I've also expressed my dislike for the Vinsmokes, but I realize it's simply impossible to cut them off entirely and still maintain the arc's core premises. Minimizing their panel time would likely just make them even less engaging and take away from the already somewhat lacking emotional punch their feud with Sanji has. So maybe the solution here is to make better use of the panel time? Maybe cut a few things here and there and use what's gained there plus what was already assigned to make them at least somewhat engaging characters.
Other than simply tweaking numbers, there's also been a fair share of the by now patented post-timeskip scene-skipping extravaganza on display. I never felt as bothered by it as in Dressrosa and for the third time it's harder to point out specifics (maybe after a 3rd full reread I'll have some), but I'm confident in saying that Oda could still get a lot better at structuring up these giant bloated arcs.
WHEW. That's already getting too long and it's getting too late here.
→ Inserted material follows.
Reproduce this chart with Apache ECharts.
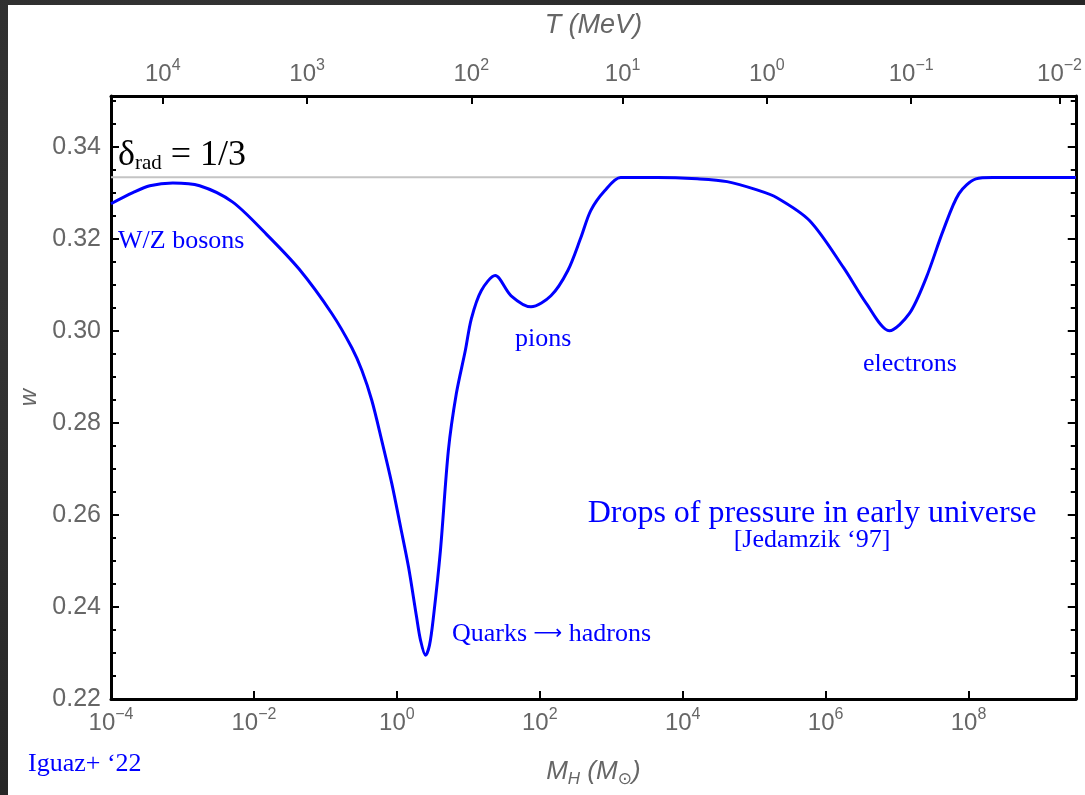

But I couldn't stop myself from getting some of these thoughts out. I'm very glad this arc is finally over and I'm also glad that my first reread made me appreciate it more than I have weekly. There are still lingering disappointments and a total absence of that feeling the great arcs of One Piece used to give me (and I won't buy anyone trying to tell me that I'm just getting older and more critical or whatever, because that feeling was present in full force during the humble little arc called Zou; I know for a fact Oda hasn't "lost it", he's simply not managing to pull it all together during these massive arcs). It's been good to read the thoughts of other people and I'm hoping to see some more things that increase my appreciation of the arc further.